TaskStore Architecture¶

flowchart TB
    subgraph Client[A2A Client]
        C1[Submit]
        C2[Poll status]
    end

    subgraph Backend[viz/backend]
        ROUTER[A2A Router]
        STORE[(InMemoryTaskStore)]
        ADAPTER[A2A Adapter]
    end

    subgraph Agents[Agents]
        PM[Process Manager]
        TM[Task Manager]
    end

    C1 -->|"tasks/submit"| ROUTER
    ROUTER --> ADAPTER
    ADAPTER --> PM
    ADAPTER --> TM
    ADAPTER -->|"save(taskId, task)"| STORE
    ADAPTER --> C1

    C2 -->|"tasks/status"| ROUTER
    ROUTER -->|"get(taskId)"| STORE
    STORE -->|"task or not_found"| ROUTER
    ROUTER --> C2

Sequence: submit + poll¶

sequenceDiagram
    participant C as A2A Client
    participant API as FastAPI
    participant Adapter as A2A Adapter
    participant Store as InMemoryTaskStore
    participant PM as Process Manager

    C->>API: POST tasks/submit (taskId: t-1)
    API->>Adapter: route, invoke
    Adapter->>PM: graph.ainvoke(...)
    PM-->>Adapter: result
    Adapter->>Store: put(t-1, task)
    Adapter-->>C: JSON-RPC {result: {task}}

    Note over C: An hour later, another process...
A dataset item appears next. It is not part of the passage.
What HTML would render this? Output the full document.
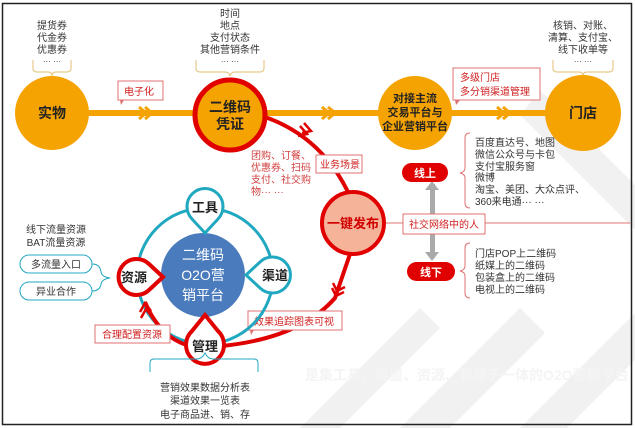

    C->>API: POST tasks/status (taskId: t-1)
    API->>Store: get(t-1)
    Store-->>API: task (or null)
    API-->>C: {result: {task}} or {task: {status: "not_found"}}

What I Implemented¶

InMemoryTaskStore — dict taskId → task. After submit, result stored. TTL 1 hour — then removed. Simple impl: Python dict with timestamp; background cleanup or check on get. For production — Redis or DB; in-memory doesn't survive restart.
tasks/status — JSON-RPC method. params: { taskId }. Returns task from store or {"id":"...","status":"not_found"}. Client can call multiple times — idempotent. If task still running (future async) — returns status: "working".
tasks/submit writes result to store right after completion. Even sync request — result available for polling. So submit returns task in response, and same task can be fetched later via tasks/status. Useful if client lost connection or wants to pass taskId to another process.
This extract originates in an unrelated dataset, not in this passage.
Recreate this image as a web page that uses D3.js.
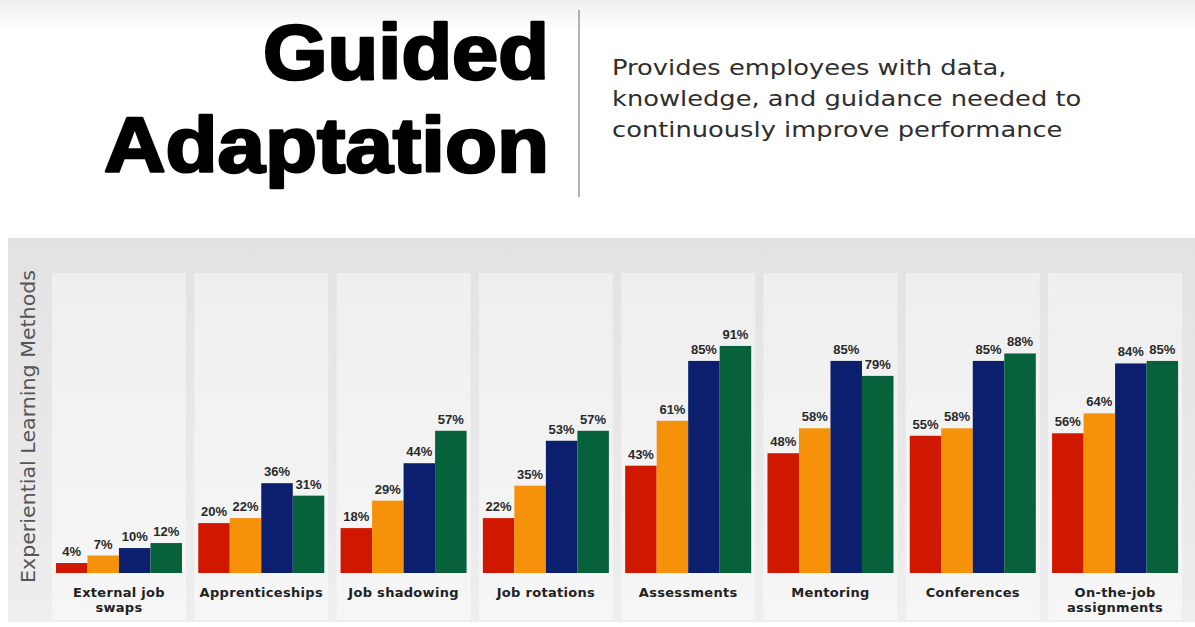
<!DOCTYPE html>
<html>
<head>
<meta charset="utf-8">
<script src="https://cdn.jsdelivr.net/npm/d3@7"></script>
<style>
    body { margin: 0; background: #ffffff; }
    svg { display: block; }
</style>
</head>
<body>
<div id="chart"></div>
<script>

var categories = ["External job swaps", "Apprenticeships", "Job shadowing", "Job rotations",
    "Assessments", "Mentoring", "Conferences", "On-the-job assignments"];
var categoryLines = [["External job", "swaps"], ["Apprenticeships"], ["Job shadowing"], ["Job rotations"],
    ["Assessments"], ["Mentoring"], ["Conferences"], ["On-the-job", "assignments"]];

var seriesNames = ["s1", "s2", "s3", "s4"];
var series1 = [4, 20, 18, 22, 43, 48, 55, 56];
var series2 = [7, 22, 29, 35, 61, 58, 58, 64];
var series3 = [10, 36, 44, 53, 85, 85, 85, 84];
var series4 = [12, 31, 57, 57, 91, 79, 88, 85];
var seriesColors = ["#d01700", "#f5920a", "#0c1f6e", "#07613a"];

var titleLines = ["Guided", "Adaptation"];
var subtitleLines = ["Provides employees with data,", "knowledge, and guidance needed to", "continuously improve performance"];
var yLabel = "Experiential Learning Methods";

var allSeries = [series1, series2, series3, series4];

var width = 1195, height = 627;

var svg = d3.select("#chart").append("svg")
    .attr("width", width)
    .attr("height", height);

var defs = svg.append("defs");
var topFade = defs.append("linearGradient").attr("id", "topFade").attr("x1", 0).attr("y1", 0).attr("x2", 0).attr("y2", 1);
topFade.append("stop").attr("offset", 0).attr("stop-color", "#eeeeee");
topFade.append("stop").attr("offset", 1).attr("stop-color", "#ffffff");

var bgFade = defs.append("linearGradient").attr("id", "bgFade").attr("x1", 0).attr("y1", 0).attr("x2", 0).attr("y2", 1);
bgFade.append("stop").attr("offset", 0).attr("stop-color", "#e2e2e2");
bgFade.append("stop").attr("offset", 0.35).attr("stop-color", "#e6e6e6");
bgFade.append("stop").attr("offset", 1).attr("stop-color", "#eeeeee");

var panelFade = defs.append("linearGradient").attr("id", "panelFade").attr("x1", 0).attr("y1", 0).attr("x2", 0).attr("y2", 1);
panelFade.append("stop").attr("offset", 0).attr("stop-color", "#efefef");
panelFade.append("stop").attr("offset", 1).attr("stop-color", "#f6f6f6");

// header
svg.append("rect").attr("x", 0).attr("y", 0).attr("width", width).attr("height", 30).attr("fill", "url(#topFade)");

// heavy title: bold face thickened with a stroke
svg.append("text")
    .attr("x", 263).attr("y", 79)
    .attr("textLength", 286).attr("lengthAdjust", "spacingAndGlyphs")
    .style("font-family", "'Liberation Sans', Arial, sans-serif")
    .style("font-weight", "bold")
    .style("font-size", "77px")
    .attr("fill", "#000")
    .attr("stroke", "#000").attr("stroke-width", 2.6).attr("stroke-linejoin", "round")
    .text(titleLines[0]);

svg.append("text")
    .attr("x", 104).attr("y", 172)
    .attr("textLength", 445).attr("lengthAdjust", "spacingAndGlyphs")
    .style("font-family", "'Liberation Sans', Arial, sans-serif")
    .style("font-weight", "bold")
    .style("font-size", "77px")
    .attr("fill", "#000")
    .attr("stroke", "#000").attr("stroke-width", 2.6).attr("stroke-linejoin", "round")
    .text(titleLines[1]);

svg.append("line")
    .attr("x1", 579).attr("x2", 579).attr("y1", 10).attr("y2", 197)
    .attr("stroke", "#9a9a9a").attr("stroke-width", 1.5);

var sub = svg.append("g").attr("transform", "translate(612,0) scale(1.17,1)");
sub.selectAll("text").data(subtitleLines).enter().append("text")
    .attr("x", 0)
    .attr("y", function (d, i) { return 75 + i * 31; })
    .style("font-family", "'DejaVu Sans', Verdana, sans-serif")
    .style("font-size", "22px")
    .attr("fill", "#2e2e2e")
    .text(function (d) { return d; });

// chart background
svg.append("rect").attr("x", 8).attr("y", 238).attr("width", width - 8).attr("height", 384).attr("fill", "url(#bgFade)");

var x = d3.scaleBand()
    .domain(categories)
    .range([47.85, 1186.2])
    .paddingInner(0.1145)
    .paddingOuter(0.057);

var xs = d3.scaleBand()
    .domain(seriesNames)
    .range([0, x.bandwidth()]);

var y = d3.scaleLinear()
    .domain([0, 100])
    .range([573, 323.5]);

svg.selectAll(".panel").data(categories).enter().append("rect")
    .attr("class", "panel")
    .attr("x", function (d) { return x(d) - 4; })
    .attr("y", 273)
    .attr("width", x.bandwidth() + 8)
    .attr("height", 347)
    .attr("fill", "url(#panelFade)");

var groups = svg.selectAll(".grp").data(categories).enter().append("g")
    .attr("class", "grp")
    .attr("transform", function (d) { return "translate(" + x(d) + ",0)"; });

groups.each(function (cat, ci) {
    var g = d3.select(this);
    var vals = allSeries.map(function (s, si) { return {name: seriesNames[si], v: s[ci], c: seriesColors[si]}; });

    g.selectAll("rect.bar").data(vals).enter().append("rect")
        .attr("class", "bar")
        .attr("x", function (d) { return xs(d.name); })
        .attr("y", function (d) { return y(d.v); })
        .attr("width", xs.bandwidth())
        .attr("height", function (d) { return y(0) - y(d.v); })
        .attr("fill", function (d) { return d.c; });

    g.selectAll("text.val").data(vals).enter().append("text")
        .attr("class", "val")
        .attr("x", function (d) { return xs(d.name) + xs.bandwidth() / 2; })
        .attr("y", function (d) { return y(d.v) - 7; })
        .attr("text-anchor", "middle")
        .style("font-family", "'Liberation Sans Narrow', 'Arial Narrow', 'Liberation Sans', Arial, sans-serif")
        .style("font-weight", "bold")
        .style("font-size", "13px")
        .attr("fill", "#2a2a2a")
        .text(function (d) { return d.v + "%"; });

    g.selectAll("text.cat").data(categoryLines[ci]).enter().append("text")
        .attr("class", "cat")
        .attr("x", x.bandwidth() / 2)
        .attr("y", function (d, i) { return 597 + i * 15; })
        .attr("text-anchor", "middle")
        .style("font-family", "'DejaVu Sans', Verdana, sans-serif")
        .style("font-weight", "bold")
        .style("font-size", "13px")
        .style("letter-spacing", "0.3px")
        .attr("fill", "#222")
        .text(function (d) { return d; });
});

svg.append("text")
    .attr("transform", "translate(35,426.5) rotate(-90)")
    .attr("text-anchor", "middle")
    .attr("textLength", 313).attr("lengthAdjust", "spacingAndGlyphs")
    .style("font-family", "'DejaVu Sans', Verdana, sans-serif")
    .style("font-size", "19px")
    .attr("fill", "#555")
    .text(yLabel);

</script>
</body>
</html>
Code: InMemoryTaskStore — thread-safe dict with TTL. Lazy cleanup on get: if monotonic() - created_at > ttl — delete. tasks/status — get(taskId) from store, if null — {"status":"not_found"}. After submit — _store_task() saves task before return.
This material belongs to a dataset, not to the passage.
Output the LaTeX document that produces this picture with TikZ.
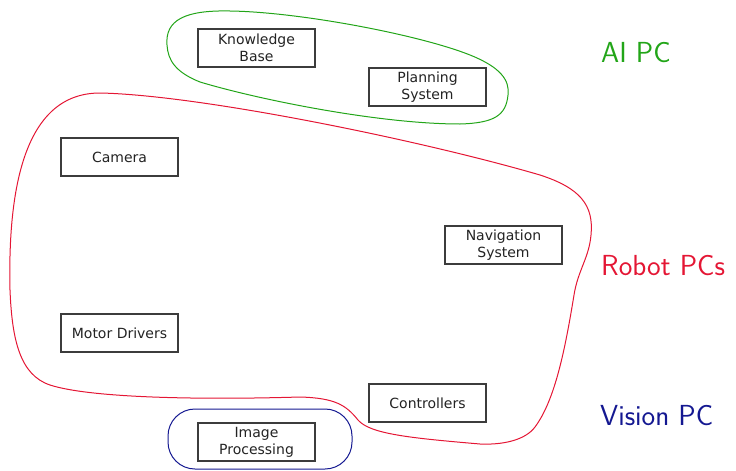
\documentclass[tikz,border=0pt]{standalone}
\usepackage{fontspec}
\newfontfamily\boxfont{DejaVu Sans}
\definecolor{aigreen}{RGB}{34,165,24}
\definecolor{robred}{RGB}{228,22,52}
\definecolor{visblue}{RGB}{20,24,145}
\definecolor{boxline}{RGB}{60,60,60}
\definecolor{boxtext}{RGB}{35,35,35}
\tikzset{
  compbox/.style={draw=boxline, line width=1.1pt, fill=white, text=boxtext,
    minimum width=117pt, minimum height=38pt, inner sep=0pt, align=center,
    font=\boxfont\fontsize{14}{17}\selectfont},
  grouplabel/.style={anchor=base west, inner sep=0pt, font=\sffamily\fontsize{29}{35}\selectfont},
  groupline/.style={line width=1pt}
}
\begin{document}
\begin{tikzpicture}[x=1pt,y=-1pt]
\useasboundingbox (0,0) rectangle (736,471);
% groups
\draw[groupline, robred] (10,290)
  .. controls (8,200) and (20,93) .. (100,93)
  .. controls (200,95) and (420,140) .. (540,175)
  .. controls (580,188) and (594,205) .. (591,235)
  .. controls (589,258) and (578,270) .. (574,295)
  .. controls (565,350) and (555,400) .. (535,427)
  .. controls (525,440.5) and (502,445) .. (480,444)
  .. controls (410,438) and (370,434) .. (358,420)
  .. controls (346,405) and (335,398) .. (300,397)
  .. controls (200,400) and (90,398) .. (50,385)
  .. controls (20,375) and (12,340) .. (10,290) -- cycle;
\draw[groupline, aigreen] (167,45)
  .. controls (165,20) and (185,10) .. (230,11)
  .. controls (300,12) and (420,35) .. (470,55)
  .. controls (500,67) and (510,80) .. (508,95)
  .. controls (506,115) and (495,123) .. (460,124)
  .. controls (380,124) and (260,100) .. (200,82)
  .. controls (175,72) and (168,60) .. (167,45) -- cycle;
\draw[groupline, visblue, rounded corners=27pt] (168,409) rectangle (352,469);
% components
\node[compbox] (kb)   at (256.5,48)  {Knowledge\\Base};
\node[compbox] (plan) at (427.5,87)  {Planning\\System};
\node[compbox] (cam)  at (119.5,157) {Camera};
\node[compbox] (nav)  at (503.5,245) {Navigation\\System};
\node[compbox] (mot)  at (119.5,333) {Motor Drivers};
\node[compbox] (ctl)  at (427.5,403) {Controllers};
\node[compbox] (img)  at (256.5,442) {Image\\Processing};
% labels
\node[grouplabel, text=aigreen] (lai) at (601,62) {AI PC};
\node[grouplabel, text=robred] (lrob) at (601,275) {Robot PCs};
\node[grouplabel, text=visblue] (lvis) at (600,425) {Vision PC};
\end{tikzpicture}
\end{document}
# viz/backend/viz_backend/a2a/task_store.py
class InMemoryTaskStore:
    DEFAULT_TTL_SECONDS = 3600

    def store(self, task_id, status, artifact=None, error=None):
        with self._lock:
            self._store[task_id] = {
                "id": task_id, "status": status, "artifact": artifact,
                "created_at": time.monotonic(),
            }

    def get(self, task_id):
        entry = self._store.get(task_id)
        if entry and time.monotonic() - entry["created_at"] > self._ttl:
            del self._store[task_id]
            return None
        return {"id": entry["id"], "status": entry["status"], "artifact": entry.get("artifact")}

# tasks/status handler
task = a2a_task_store.get(task_id)
if task is None:
    return {"task": {"id": task_id, "status": "not_found"}}
return {"task": task}

Example¶

Submit:

curl -X POST http://localhost:8000/api/a2a/tasks \
  -H "Content-Type: application/json" \
  -d '{"jsonrpc":"2.0","method":"tasks/submit","params":{"taskId":"test-1","message":{...}},"id":1}'

Poll status:

curl -X POST http://localhost:8000/api/a2a/tasks \
  -H "Content-Type: application/json" \
  -d '{"jsonrpc":"2.0","method":"tasks/status","params":{"taskId":"test-1"},"id":2}'

Response: {"result":{"task":{"id":"test-1","status":"completed","artifact":{...}}}}

Typical scenario: Agent A sends submit, gets taskId. Agent B (or same A minutes later) calls tasks/status with that taskId — gets result. No need to pass large artifact over channels — taskId is enough.

Limitations¶

In-memory. Backend restart — store cleared. Production — Redis or DB. Fine for dev for now.
Submit still sync: waits for completion. But result can be retrieved later. Async submit — separate phase, needs task queue.
Missing taskId in tasks/status → JSON-RPC error -32602 (Invalid params). Client must always pass taskId.

Why I Did This¶

Prep for streaming and async submit. Client can poll instead of long sync. Infrastructure for future long-running tasks. Even for sync tasks TaskStore adds flexibility: result can be fetched later, taskId passed between processes.

What's Next¶

Phase 3 — streaming. SSE endpoint instead of polling. Client opens GET /stream and receives events, no periodic POSTs.